5. How many people work at Siemens?
370,000 people work at Siemens in about 190 countries worldwide. In the 2012 fiscal year, 32 percent of them worked in Germany, 28 percent in Europe, the CIS, Africa and the Near and Middle East, 23 percent in the Americas and 17 percent in Asia and Australia.
6. How is the company managed?
Siemens is a stock corporation led by a managing board, to which eight people belong with the following areas of responsibility:
A supervisory board monitors and advises the board on the management of the businesses.
7. What values is Siemens guided by?
Our values – responsible, excellent and innovative – are the basis for Siemens’ success. They provide us with orientation and guide our decision-making processes. With our daily actions, we express them and make them come alive. In the future, our values will continue to form the enduring and stable basis for our vision, our strategy and our goals.
8. What corporate strategy does Siemens pursue?
We set ourselves a high standard: Siemens is the pioneer of our time. To realize it, we are continually rekindling our spirit of innovation to open up new perspectives for Siemens. With innovative products and solutions, we are tapping innovation-driven markets in which we become market leaders.
One Siemens is the framework for our Company’s sustainable development. It defines metrics for revenue growth, capital efficiency, profitability and the optimization of our capital structure.
9. How is Siemens preparing itself for the challenges of the future?
In the last few years, we have transformed our organization and continuously strengthened our global competitiveness through our company programs. Our portfolio is geared to attractive growth markets. In terms of profitability, we have closed the gap to our competitors or overtaken them. As an integrated technology company, we are the market leader in many of our businesses. It is from this position of strength that we are approaching the future. With a financial target system and the goal of continuous improvement relative to the market and our competitors, One Siemens is providing the framework.
10. What is Siemens’ understanding of sustainability?
For us, sustainability means acting responsibly on behalf of future generations to achieve economic, environmental and social progress. A keen sense of entrepreneurial responsibility that’s intensely focused on sustainability is a key pillar of our company strategy. Profitable long-term growth is our aim, and responsible value creation is paving the way for our success.
11. How does Siemens use sustainable solutions to contribute to the protection of the environment?
Our environmental portfolio consists of products and solutions that make a direct, verifiable contribution to environmental and climate protection. Examples for this are all systems for the generation, transmission and distribution of power, energy-saving motors, building technology, locomotives and regional trains, and much more.

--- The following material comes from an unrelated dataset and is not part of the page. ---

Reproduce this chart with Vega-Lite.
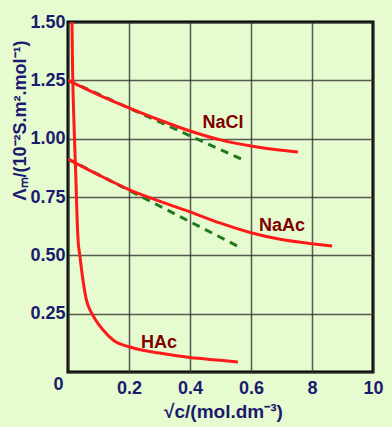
{
  "$schema": "https://vega.github.io/schema/vega-lite/v6.json",
  "width": 305,
  "height": 350,
  "autosize": {"type": "none"},
  "padding": {"left": 68, "top": 22, "right": 19, "bottom": 55},
  "background": "#e6fbcf",
  "config": {
    "view": {"stroke": "#000000", "strokeWidth": 3},
    "font": "Liberation Sans"
  },
  "datasets": {
    "curves": [
      {"series": "NaCl", "x": 0, "y": 1.25},
      {"series": "NaCl", "x": 0.1, "y": 1.188},
      {"series": "NaCl", "x": 0.2, "y": 1.132},
      {"series": "NaCl", "x": 0.3, "y": 1.08},
      {"series": "NaCl", "x": 0.4, "y": 1.033},
      {"series": "NaCl", "x": 0.5, "y": 0.995},
      {"series": "NaCl", "x": 0.6, "y": 0.969},
      {"series": "NaCl", "x": 0.7, "y": 0.95},
      {"series": "NaCl", "x": 0.754, "y": 0.943},
      {"series": "NaAc", "x": 0, "y": 0.913},
      {"series": "NaAc", "x": 0.1, "y": 0.845},
      {"series": "NaAc", "x": 0.2, "y": 0.782},
      {"series": "NaAc", "x": 0.3, "y": 0.732},
      {"series": "NaAc", "x": 0.4, "y": 0.686},
      {"series": "NaAc", "x": 0.5, "y": 0.638},
      {"series": "NaAc", "x": 0.6, "y": 0.597},
      {"series": "NaAc", "x": 0.7, "y": 0.568},
      {"series": "NaAc", "x": 0.8, "y": 0.55},
      {"series": "NaAc", "x": 0.866, "y": 0.54},
      {"series": "HAc", "x": 0.013, "y": 1.5},
      {"series": "HAc", "x": 0.015, "y": 1.3},
      {"series": "HAc", "x": 0.02, "y": 1.05},
      {"series": "HAc", "x": 0.026, "y": 0.823},
      {"series": "HAc", "x": 0.03, "y": 0.65},
      {"series": "HAc", "x": 0.033, "y": 0.566},
      {"series": "HAc", "x": 0.039, "y": 0.497},
      {"series": "HAc", "x": 0.049, "y": 0.394},
      {"series": "HAc", "x": 0.06, "y": 0.31},
      {"series": "HAc", "x": 0.079, "y": 0.249},
      {"series": "HAc", "x": 0.1, "y": 0.205},
      {"series": "HAc", "x": 0.115, "y": 0.18},
      {"series": "HAc", "x": 0.15, "y": 0.135},
      {"series": "HAc", "x": 0.203, "y": 0.107},
      {"series": "HAc", "x": 0.3, "y": 0.081},
      {"series": "HAc", "x": 0.4, "y": 0.062},
      {"series": "HAc", "x": 0.5, "y": 0.05},
      {"series": "HAc", "x": 0.557, "y": 0.043}
    ],
    "tangents": [
      {"series": "NaCl", "x": 0, "y": 1.25},
      {"series": "NaCl", "x": 0.574, "y": 0.909},
      {"series": "NaAc", "x": 0, "y": 0.913},
      {"series": "NaAc", "x": 0.561, "y": 0.536}
    ],
    "labels": [
      {"label": "NaCl", "x": 0.508, "y": 1.067},
      {"label": "NaAc", "x": 0.702, "y": 0.626},
      {"label": "HAc", "x": 0.298, "y": 0.124}
    ]
  },
  "encoding": {
    "x": {
      "field": "x",
      "type": "quantitative",
      "scale": {"domain": [0, 1], "nice": false, "zero": false},
      "axis": {
        "values": [0, 0.2, 0.4, 0.6, 0.8, 1.0],
        "labelExpr": "datum.value == 0 ? '0' : datum.value == 0.8 ? '8' : datum.value == 1 ? '10' : format(datum.value, '.1f')",
        "labelFont": "Liberation Sans",
        "labelFontSize": 18,
        "labelFontWeight": "bold",
        "labelColor": "#1a1a6e",
        "labelPadding": {"condition": {"test": "datum.value == 0", "value": 3}, "value": 7},
        "labelOffset": {"condition": {"test": "datum.value == 0", "value": -10}, "value": 0},
        "labelFlush": false,
        "labelOverlap": false,
        "ticks": false,
        "domain": false,
        "grid": true,
        "gridColor": "#333333",
        "gridOpacity": 0.8,
        "gridWidth": 1.5,
        "title": "√c/(mol.dm⁻³)",
        "titleFont": "Liberation Sans",
        "titleFontSize": 19,
        "titleFontWeight": "bold",
        "titleColor": "#1a1a6e",
        "titleX": 155,
        "titleY": 45,
        "titleAlign": "center",
        "titleBaseline": "alphabetic"
      }
    },
    "y": {
      "field": "y",
      "type": "quantitative",
      "scale": {"domain": [0, 1.5], "nice": false, "zero": false},
      "axis": {
        "values": [0, 0.25, 0.5, 0.75, 1.0, 1.25, 1.5],
        "labelExpr": "datum.value == 0 ? '' : format(datum.value, '.2f')",
        "labelFont": "Liberation Sans",
        "labelFontSize": 18,
        "labelFontWeight": "bold",
        "labelColor": "#1a1a6e",
        "labelPadding": 3,
        "labelFlush": false,
        "labelOverlap": false,
        "ticks": false,
        "domain": false,
        "grid": true,
        "gridColor": "#333333",
        "gridOpacity": 0.8,
        "gridWidth": 1.5,
        "title": "Λₘ/(10⁻²S.m².mol⁻¹)",
        "titleFont": "Liberation Sans",
        "titleFontSize": 18,
        "titleFontWeight": "bold",
        "titleColor": "#1a1a6e",
        "titleX": -43,
        "titleY": 98,
        "titleAngle": -90,
        "titleAlign": "center",
        "titleBaseline": "alphabetic"
      }
    }
  },
  "layer": [
    {
      "data": {"name": "tangents"},
      "mark": {"type": "line", "color": "#1f7a1f", "strokeWidth": 3, "strokeDash": [8, 6], "clip": true},
      "encoding": {"detail": {"field": "series"}}
    },
    {
      "data": {"name": "curves"},
      "mark": {"type": "line", "color": "#ff1a1a", "strokeWidth": 3, "interpolate": "monotone", "clip": true},
      "encoding": {"detail": {"field": "series"}}
    },
    {
      "data": {"name": "labels"},
      "mark": {"type": "text", "color": "#800000", "font": "Liberation Sans", "fontSize": 18, "fontWeight": "bold", "align": "center", "baseline": "middle"},
      "encoding": {"text": {"field": "label"}}
    }
  ]
}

Even in in-house production, Siemens ensures the highest possible resource efficiency and lowest possible emissions. To do this, the company practices systematic environmental management.
Siemens was founded in 1847 by Werner von Siemens and Johann Georg Halske as the “Telegraphen-Bauanstalt von Siemens & Halske” (Telegraph Construction Company of Siemens & Halske). The basis for this was the invention of the electrical pointer telegraph by Werner von Siemens, which ushered in the modern era of telecommunication.
13. What seminal inventions can Siemens look back on?
In addition to the invention of the electric pointer telegraph, on which the founding of Siemens was based, examples of pioneering inventions include the dynamo (1866), the metal filament light bulb (1905), the E44 electric locomotive (1930), the electron microscope (1939), the pacemaker (1958), the digital telephone exchange (1980) and the PET/CT scanner (2002). As of the 2012 business year, Siemens holds a total of roughly 53,300 patents. Of these are 20.200 “green” patents which secure our Environmental Portfolio.
14. What do innovations mean for Siemens?
At Siemens, innovations have always been the key to success. They ensure that the company maintains its position as a market leader and that it continually builds on this position, allowing it to take a leading role and be a driving force in the shaping of future developments. That is why Siemens invested 4.2 billion euros in research and development in the 2012 business year, which corresponds to 5.4 percent of total revenue.
15. What are the numbers for Siemens’ most important basic data such as new orders and revenue?
In fiscal 2012, ended on September 30, 2012, new orders declined year-over-year by ten percent from €85.2 billion to €76.9 billion while revenue, in contrast, rose seven percent company-wide, thanks to the sustained strong order backlog and positive currency translation effects in all Sectors, from €73.3 billion to €78.3 billion. The book-to-bill ratio was 0.98. The order backlog reached €98 billion.